To facilitate these functions, a computer-based online displacement monitoring system was developed and implemented at the Krško Nuclear Power Plant. The system was installed on the Steam Generator Blowdown System, a secondary auxiliary subsystem. Two three-dimensional displacement monitoring points were mounted on an 8-inch pipeline conveying a flow rate of 5 to 10 m³/h at a temperature of 180 °C and an operating pressure of 64 bar.

A comprehensive review of available technical literature and industrial applications revealed only one comparable system, which had been implemented on a high-temperature steam pipeline in a gas-fired power plant [1]. No equivalent implementation was identified in other nuclear power facilities. The referenced system employed a robotic-arm-type three-dimensional displacement sensor comprising two rigid arms connected to a fixed base and equipped with two angular sensors and one rotational sensor. Pipe displacement was derived from the known arm lengths and the measured variations in joint angles.

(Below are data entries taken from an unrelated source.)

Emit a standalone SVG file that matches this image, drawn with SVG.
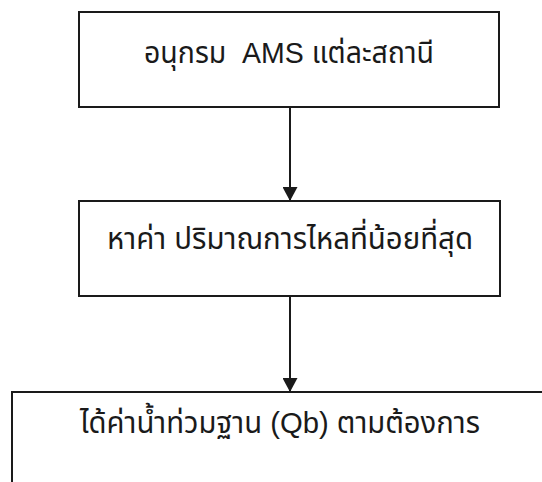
<svg xmlns="http://www.w3.org/2000/svg" width="542" height="482" viewBox="0 0 542 482">
<style>
.box{fill:#ffffff;stroke:#1a1a1a;stroke-width:2}
.lbl{font-family:"Liberation Sans","Noto Sans Thai","Noto Sans",sans-serif;font-size:30px;fill:#1a1a1a;white-space:pre}
.conn{stroke:#1a1a1a;stroke-width:2;fill:none}
</style>
<defs>
<marker id="arr" viewBox="0 0 14 15" refX="14" refY="7.5" markerWidth="14" markerHeight="15" markerUnits="userSpaceOnUse" orient="auto">
<path d="M0,0 L14,7.5 L0,15 z" fill="#1a1a1a"/>
</marker>
</defs>
<rect width="542" height="482" fill="#ffffff"/>
<g id="connectors">
<line class="conn" x1="290" y1="107" x2="290" y2="201" marker-end="url(#arr)"/>
<line class="conn" x1="290" y1="296" x2="290" y2="392" marker-end="url(#arr)"/>
</g>
<g id="node1">
<rect class="box" x="79" y="12" width="420" height="95"/>
<text class="lbl" x="144" y="63" textLength="290" lengthAdjust="spacingAndGlyphs" xml:space="preserve">อนุกรม  AMS แต่ละสถานี</text>
</g>
<g id="node2">
<rect class="box" x="79" y="201" width="421" height="95"/>
<text class="lbl" x="107" y="249" textLength="366" lengthAdjust="spacingAndGlyphs">หาค่า ปริมาณการไหลที่น้อยที่สุด</text>
</g>
<g id="node3">
<rect class="box" x="12" y="392" width="540" height="100"/>
<text class="lbl" x="80" y="433" textLength="400" lengthAdjust="spacingAndGlyphs">ได้ค่าน้ำท่วมฐาน (Qb) ตามต้องการ</text>
</g>
</svg>
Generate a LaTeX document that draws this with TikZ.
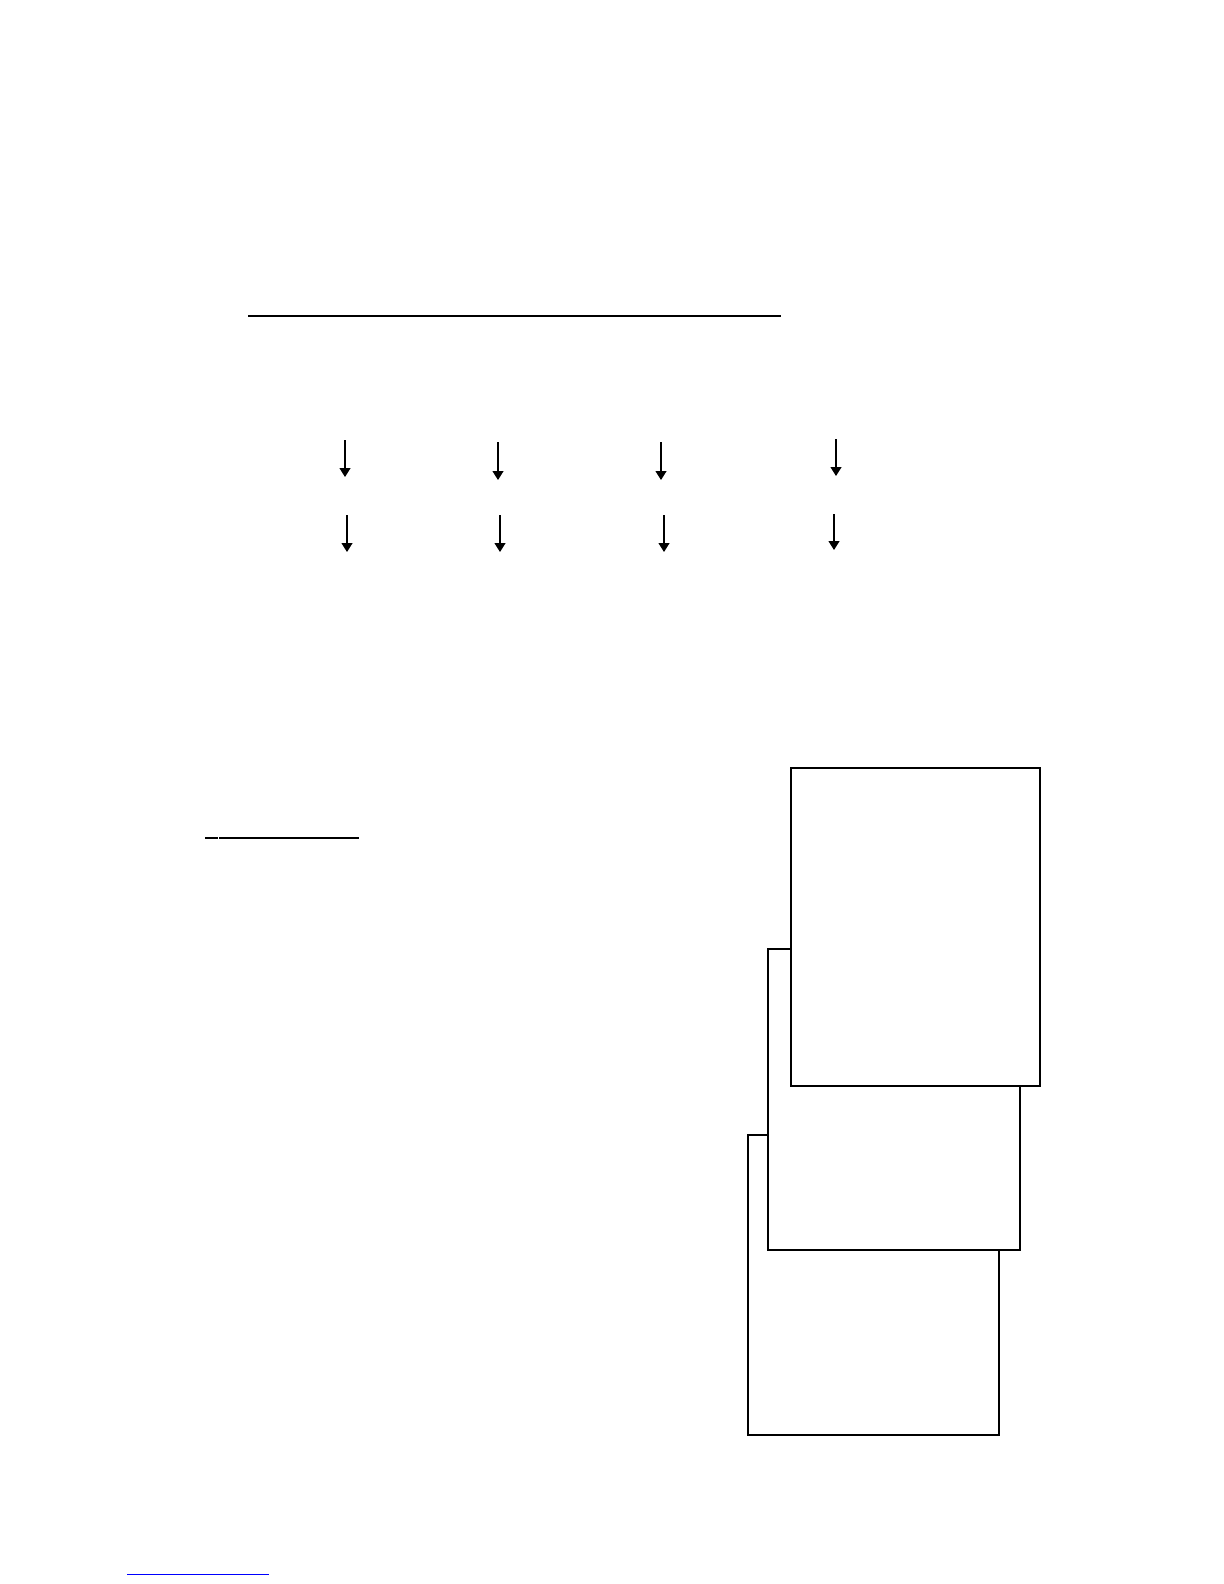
\documentclass[tikz,border=0pt]{standalone}
\usepackage[dvipsnames]{xcolor}
\usetikzlibrary{arrows, arrows.meta}
\usetikzlibrary{positioning}

\begin{document}
\begin{tikzpicture}[x=0.5pt, y=-0.5pt,
		dnarrow/.style={line width=0.6pt, -{Triangle[width=5.5pt,length=4.5pt]}},
		rule/.style={line width=0.6pt},
		card/.style={draw, line width=0.6pt, fill=white}]
					\useasboundingbox (0,0) rectangle (1224,1584);
					%title rule
					\coordinate (tl) at (248,316);
					\coordinate (tr) at (781,316);
					\draw[rule] (tl)--(tr);
					%first row of arrows
					\foreach \x/\a/\b [count=\i] in {345/440/477, 498/442/480, 661/442/480, 836/439/476}{
						\coordinate (up\i) at (\x,\a);
						\coordinate (upend\i) at (\x,\b);
						\draw[dnarrow] (up\i)--(upend\i);
					}
					%second row of arrows
					\foreach \x/\a/\b [count=\i] in {347/515/552, 500/515/552, 664/515/552, 834/514/550}{
						\coordinate (lo\i) at (\x,\a);
						\coordinate (loend\i) at (\x,\b);
						\draw[dnarrow] (lo\i)--(loend\i);
					}
					%short underline
					\coordinate (ua) at (205,838);
					\coordinate (ub) at (218,838);
					\coordinate (uc) at (219,838);
					\coordinate (ud) at (359,838);
					\draw[rule] (ua)--(ub);
					\draw[rule] (uc)--(ud);
					%link underline
					\coordinate (la) at (127,1574);
					\coordinate (lb) at (269,1574);
					\draw[blue, line width=0.5pt] (la)--(lb);
					%stacked cards, back to front
					\draw[card] (748,1135) rectangle (999,1435);
					\draw[card] (768,949) rectangle (1020,1250);
					\draw[card] (791,768) rectangle (1040,1086);
				\end{tikzpicture}
\end{document}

In contrast, the system developed at Krško applies the three non-collinear vector measurement method, as described previously. This approach provides several advantages, including simplified fabrication and installation, reduced mass of the sensor assembly, and a more straightforward calibration procedure.

The system has been operating continuously for a period of three years without requiring major maintenance interventions or exhibiting significant measurement deviations. These results confirm the suitability, reliability, and robustness of both the adopted measurement methodology and the corresponding hardware architecture.